- DO THIS: Pictures stay out of the copy; set down each line of the listing below exactly.

- GIVEN INFORMATION:
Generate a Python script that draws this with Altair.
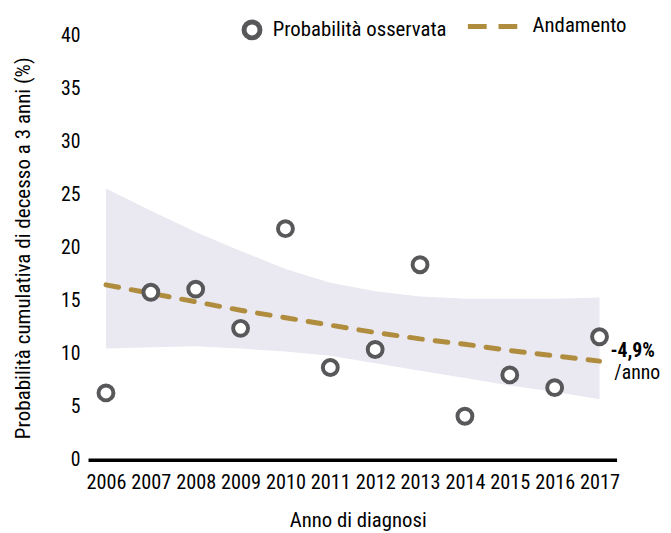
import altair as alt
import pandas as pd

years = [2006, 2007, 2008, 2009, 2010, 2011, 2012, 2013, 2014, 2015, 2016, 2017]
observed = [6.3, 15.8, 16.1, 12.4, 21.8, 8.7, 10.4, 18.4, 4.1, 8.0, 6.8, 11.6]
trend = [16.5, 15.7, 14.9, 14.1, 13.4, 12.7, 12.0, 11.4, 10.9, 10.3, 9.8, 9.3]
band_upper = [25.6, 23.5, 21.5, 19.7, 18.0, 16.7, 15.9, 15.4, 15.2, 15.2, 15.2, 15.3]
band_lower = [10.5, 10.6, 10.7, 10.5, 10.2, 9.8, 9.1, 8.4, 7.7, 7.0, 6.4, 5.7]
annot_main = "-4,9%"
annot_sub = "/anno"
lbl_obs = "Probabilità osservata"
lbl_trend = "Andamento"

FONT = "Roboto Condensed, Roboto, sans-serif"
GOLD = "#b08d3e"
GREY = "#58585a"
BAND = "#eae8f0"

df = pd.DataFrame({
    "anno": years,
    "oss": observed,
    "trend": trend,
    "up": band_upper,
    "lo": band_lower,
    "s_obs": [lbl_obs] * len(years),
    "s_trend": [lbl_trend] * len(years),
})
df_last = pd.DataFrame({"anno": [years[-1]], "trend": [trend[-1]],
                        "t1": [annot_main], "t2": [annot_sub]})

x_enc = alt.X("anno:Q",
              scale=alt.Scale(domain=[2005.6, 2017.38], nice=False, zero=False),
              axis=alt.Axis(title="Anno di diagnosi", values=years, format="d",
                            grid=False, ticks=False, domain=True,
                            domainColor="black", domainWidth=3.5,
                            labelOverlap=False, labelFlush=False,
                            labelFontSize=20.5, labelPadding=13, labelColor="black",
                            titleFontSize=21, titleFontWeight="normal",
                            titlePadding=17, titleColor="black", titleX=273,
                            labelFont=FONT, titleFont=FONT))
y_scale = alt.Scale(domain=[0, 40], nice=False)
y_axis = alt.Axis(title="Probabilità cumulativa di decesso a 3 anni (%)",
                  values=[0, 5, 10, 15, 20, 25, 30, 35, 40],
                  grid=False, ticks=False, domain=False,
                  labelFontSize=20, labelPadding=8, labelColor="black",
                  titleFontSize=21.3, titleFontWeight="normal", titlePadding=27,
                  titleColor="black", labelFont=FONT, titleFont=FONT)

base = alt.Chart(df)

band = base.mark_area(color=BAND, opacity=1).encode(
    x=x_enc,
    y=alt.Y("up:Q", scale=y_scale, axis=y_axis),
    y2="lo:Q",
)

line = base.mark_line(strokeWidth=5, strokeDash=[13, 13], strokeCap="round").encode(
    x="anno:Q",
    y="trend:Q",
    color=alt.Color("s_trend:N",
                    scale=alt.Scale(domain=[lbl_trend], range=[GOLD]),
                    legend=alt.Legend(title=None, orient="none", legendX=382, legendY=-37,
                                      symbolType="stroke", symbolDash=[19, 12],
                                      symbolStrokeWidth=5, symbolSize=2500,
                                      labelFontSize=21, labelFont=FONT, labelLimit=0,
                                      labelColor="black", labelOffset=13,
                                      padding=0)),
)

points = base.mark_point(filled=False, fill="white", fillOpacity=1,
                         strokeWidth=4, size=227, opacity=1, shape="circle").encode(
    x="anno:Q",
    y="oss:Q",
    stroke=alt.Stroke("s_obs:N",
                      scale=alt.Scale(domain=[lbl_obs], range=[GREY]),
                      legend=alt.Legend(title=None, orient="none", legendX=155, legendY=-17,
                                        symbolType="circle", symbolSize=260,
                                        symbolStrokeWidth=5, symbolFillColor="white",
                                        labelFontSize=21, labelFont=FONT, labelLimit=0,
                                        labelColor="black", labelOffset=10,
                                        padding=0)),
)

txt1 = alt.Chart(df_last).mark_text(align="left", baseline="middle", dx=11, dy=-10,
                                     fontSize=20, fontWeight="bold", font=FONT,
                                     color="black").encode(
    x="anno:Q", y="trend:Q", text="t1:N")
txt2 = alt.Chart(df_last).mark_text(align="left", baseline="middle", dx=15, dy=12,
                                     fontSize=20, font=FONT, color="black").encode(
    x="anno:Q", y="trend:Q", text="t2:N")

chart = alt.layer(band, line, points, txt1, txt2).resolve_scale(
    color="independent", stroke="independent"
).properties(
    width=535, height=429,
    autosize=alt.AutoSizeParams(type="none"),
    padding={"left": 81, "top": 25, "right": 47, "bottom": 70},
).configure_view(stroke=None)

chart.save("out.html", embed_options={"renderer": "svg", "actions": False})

- SOLUTION BELOW:
Generate a Python script that draws this with Altair.
import altair as alt
import pandas as pd

years = [2006, 2007, 2008, 2009, 2010, 2011, 2012, 2013, 2014, 2015, 2016, 2017]
observed = [6.3, 15.8, 16.1, 12.4, 21.8, 8.7, 10.4, 18.4, 4.1, 8.0, 6.8, 11.6]
trend = [16.5, 15.7, 14.9, 14.1, 13.4, 12.7, 12.0, 11.4, 10.9, 10.3, 9.8, 9.3]
band_upper = [25.6, 23.5, 21.5, 19.7, 18.0, 16.7, 15.9, 15.4, 15.2, 15.2, 15.2, 15.3]
band_lower = [10.5, 10.6, 10.7, 10.5, 10.2, 9.8, 9.1, 8.4, 7.7, 7.0, 6.4, 5.7]
annot_main = "-4,9%"
annot_sub = "/anno"
lbl_obs = "Probabilità osservata"
lbl_trend = "Andamento"

FONT = "Roboto Condensed, Roboto, sans-serif"
GOLD = "#b08d3e"
GREY = "#58585a"
BAND = "#eae8f0"

df = pd.DataFrame({
    "anno": years,
    "oss": observed,
    "trend": trend,
    "up": band_upper,
    "lo": band_lower,
    "s_obs": [lbl_obs] * len(years),
    "s_trend": [lbl_trend] * len(years),
})
df_last = pd.DataFrame({"anno": [years[-1]], "trend": [trend[-1]],
                        "t1": [annot_main], "t2": [annot_sub]})

x_enc = alt.X("anno:Q",
              scale=alt.Scale(domain=[2005.6, 2017.38], nice=False, zero=False),
              axis=alt.Axis(title="Anno di diagnosi", values=years, format="d",
                            grid=False, ticks=False, domain=True,
                            domainColor="black", domainWidth=3.5,
                            labelOverlap=False, labelFlush=False,
                            labelFontSize=20.5, labelPadding=13, labelColor="black",
                            titleFontSize=21, titleFontWeight="normal",
                            titlePadding=17, titleColor="black", titleX=273,
                            labelFont=FONT, titleFont=FONT))
y_scale = alt.Scale(domain=[0, 40], nice=False)
y_axis = alt.Axis(title="Probabilità cumulativa di decesso a 3 anni (%)",
                  values=[0, 5, 10, 15, 20, 25, 30, 35, 40],
                  grid=False, ticks=False, domain=False,
                  labelFontSize=20, labelPadding=8, labelColor="black",
                  titleFontSize=21.3, titleFontWeight="normal", titlePadding=27,
                  titleColor="black", labelFont=FONT, titleFont=FONT)

base = alt.Chart(df)

band = base.mark_area(color=BAND, opacity=1).encode(
    x=x_enc,
    y=alt.Y("up:Q", scale=y_scale, axis=y_axis),
    y2="lo:Q",
)

line = base.mark_line(strokeWidth=5, strokeDash=[13, 13], strokeCap="round").encode(
    x="anno:Q",
    y="trend:Q",
    color=alt.Color("s_trend:N",
                    scale=alt.Scale(domain=[lbl_trend], range=[GOLD]),
                    legend=alt.Legend(title=None, orient="none", legendX=382, legendY=-37,
                                      symbolType="stroke", symbolDash=[19, 12],
                                      symbolStrokeWidth=5, symbolSize=2500,
                                      labelFontSize=21, labelFont=FONT, labelLimit=0,
                                      labelColor="black", labelOffset=13,
                                      padding=0)),
)

points = base.mark_point(filled=False, fill="white", fillOpacity=1,
                         strokeWidth=4, size=227, opacity=1, shape="circle").encode(
    x="anno:Q",
    y="oss:Q",
    stroke=alt.Stroke("s_obs:N",
                      scale=alt.Scale(domain=[lbl_obs], range=[GREY]),
                      legend=alt.Legend(title=None, orient="none", legendX=155, legendY=-17,
                                        symbolType="circle", symbolSize=260,
                                        symbolStrokeWidth=5, symbolFillColor="white",
                                        labelFontSize=21, labelFont=FONT, labelLimit=0,
                                        labelColor="black", labelOffset=10,
                                        padding=0)),
)

txt1 = alt.Chart(df_last).mark_text(align="left", baseline="middle", dx=11, dy=-10,
                                     fontSize=20, fontWeight="bold", font=FONT,
                                     color="black").encode(
    x="anno:Q", y="trend:Q", text="t1:N")
txt2 = alt.Chart(df_last).mark_text(align="left", baseline="middle", dx=15, dy=12,
                                     fontSize=20, font=FONT, color="black").encode(
    x="anno:Q", y="trend:Q", text="t2:N")

chart = alt.layer(band, line, points, txt1, txt2).resolve_scale(
    color="independent", stroke="independent"
).properties(
    width=535, height=429,
    autosize=alt.AutoSizeParams(type="none"),
    padding={"left": 81, "top": 25, "right": 47, "bottom": 70},
).configure_view(stroke=None)

chart.save("out.html", embed_options={"renderer": "svg", "actions": False})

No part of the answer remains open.